Deferred Open
When I came to Argonne in 2002, my second project was to implement “deferred open”, where we would skip opening the file if certain hints were given. We never got around to writing a paper about this optimization, though. There’s a brief mention in the ROMIO users guide , but it wouldn’t hurt to have a bit more documentation about this feature.
First, some background. ROMIO has an optimization for collective I/O called “two-phase collective buffering”. When writing, ROMIO selects a subset of processes as “I/O aggregators” . These aggregators are the MPI processes that actually write data to the file, after collecting data from all the other processors. When reading, these I/O aggregators read the data in some file-system friendly way, then scatter the data out to the other MPI processors. Observe that in two-phase, the non-aggregator processes never touch the file. We use this observation to implement a deferred open strategy for non-aggregators.

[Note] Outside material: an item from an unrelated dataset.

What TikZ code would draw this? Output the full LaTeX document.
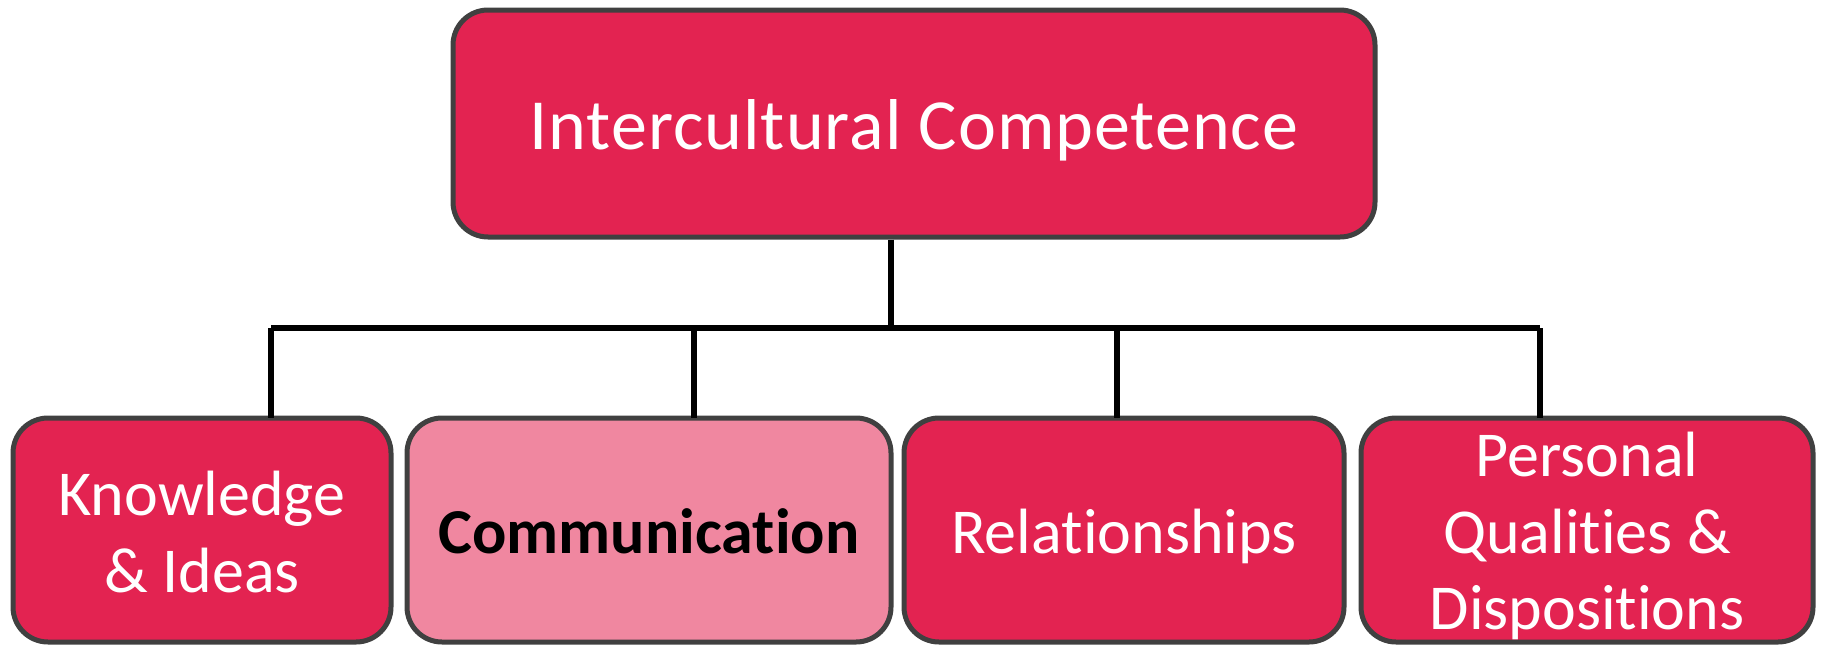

To enable deferred open, two hint conditions must be true
- romio_cb_write and romio_cb_read must not be “disable”. That’s the default setting for every file system everywhere, though: it’s rare to find this condition not met
- romio_no_indep_rw must be “true”. With this hint, the user has told ROMIO “I will not do any independent I/O”. ROMIO will then attempt to avoid opening the file on any non-aggregator processes.
- optional: The cb_config_list and cb_nodes hints can be given to further control which nodes are aggregators
The “deferred” part comes from the fact that MPI Info tunables are hints, not contracts. The user might lie to ROMIO, specifying “romio_no_indep_rw” to “true” and then go right ahead and carry out a bunch of independent I/O operations. In that case, ROMIO will open the file just before the independent I/O operation happens — we say the open has been deferred.